Thursday 6 January 2011

(T)raining

A couple of years ago, I was pushing a wheelbarrow of wood up a hill from a woodpile inconveniently located 100 metres away from the beautiful farmhouse we were staying in at the time (which probably qualifies for the longest opening sentence on this blog - but that's not important right now).

It wasn't the first wheelbarrow of wood I'd pushed that day, or the last that winter. Wood is heavy, the hill is steep and I was pretty tired.

Coming down the hill was an English guy I know, who chuckled and said: "Good training".

Training? I thought. I wasn't training, I was doing. And what kind of thing would that be good training for? Pushing bricks uphill?

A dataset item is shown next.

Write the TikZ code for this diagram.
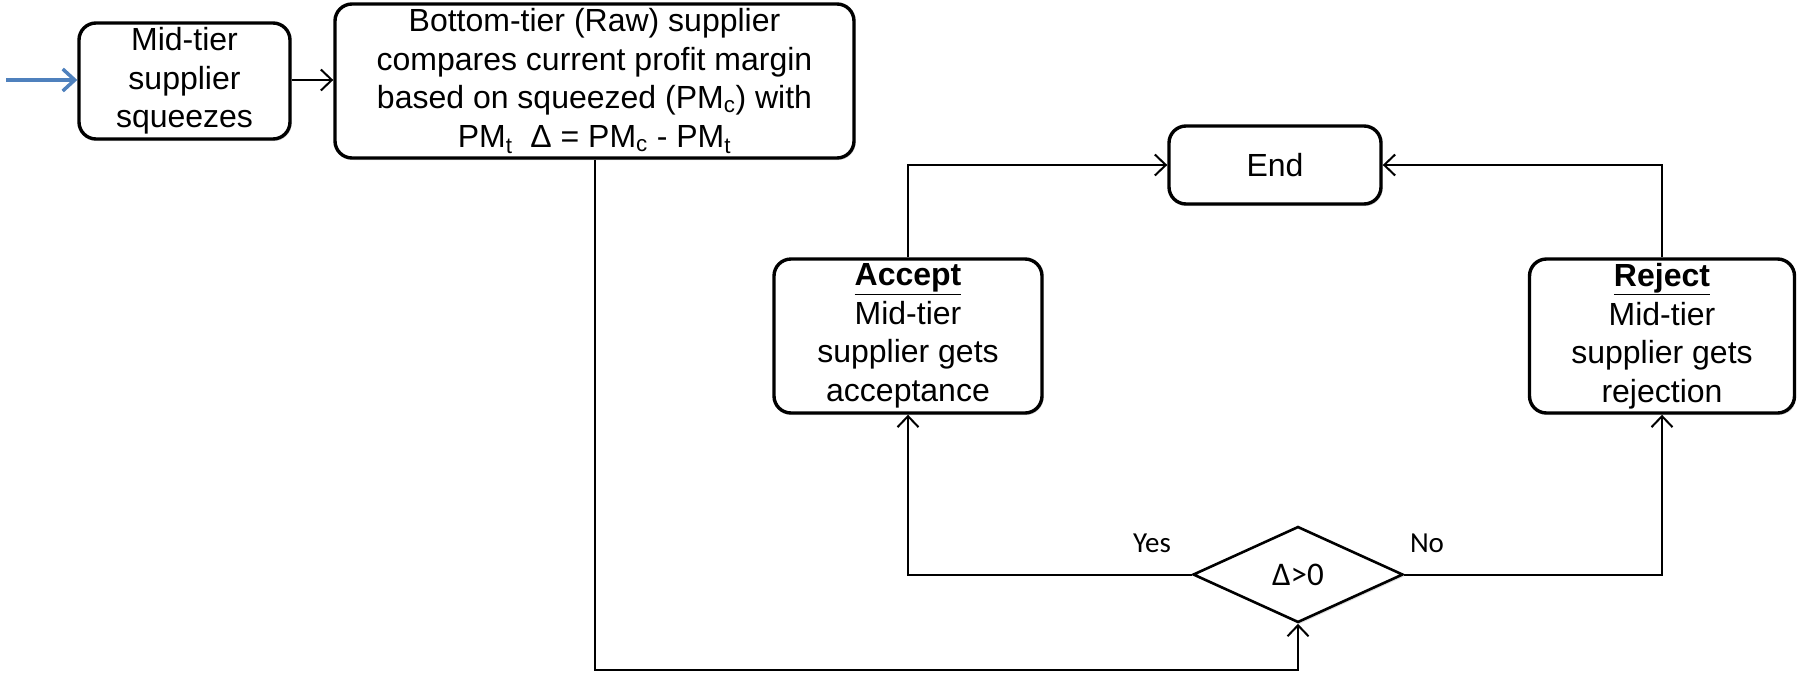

That said, we've burst into the unlikely sounding year 2011. The rain was good enough to stop, which allowed me to get back into the sand filter and re-start digging out the bottom to the required depth. By hand. Which, you'll know if you've read many of these screens, is the way we do pretty much everything around here. After a few hours' work, the sand filter looked like this:


And the spoil went down the slippery slope to start forming the edge of what will be a beautiful woodland pond, encouraging wildlife we don't currently have, and a splattering of aquatic plants. I'm telling you this because, at the moment, it looks a bit rubbish:


I'm also telling you this because the rain has started again and is due to be with us for many days. Which means I have to find jobs that can be done in the wet - strimming, coppicing etc. - one of which is to move a few tons of rubble and spoil from outside our yurt.

It needs to be done and, curiously, is good training for moving the 42 tons and sand and gravel that need to be put into sand filter once it's empty.

2 comments:

Anonymous said...

Just came to this during an afternoon sitting in the British Library dreaming about a better future. I have been going backwards through the blog for nearly a year, as we too are about to embark on building our treesort. Fortunately we will be doing it in Northumberland so might be slightly more challenged by the rain and winter weather. So I hope I can learn from your experience.

the devolutionary said...

Hi Anon and welcome. First, you've got to tell me what a treesort is - you can't leave me dangling.

And please do come back and tell us if you did learn from our experiences. You're clearly more sensible than we are, actually doing some research (that's not quite fair - Her Outdoors does a lot of reading - I'm the lazy one), which should save you a lot of hassle in the long run.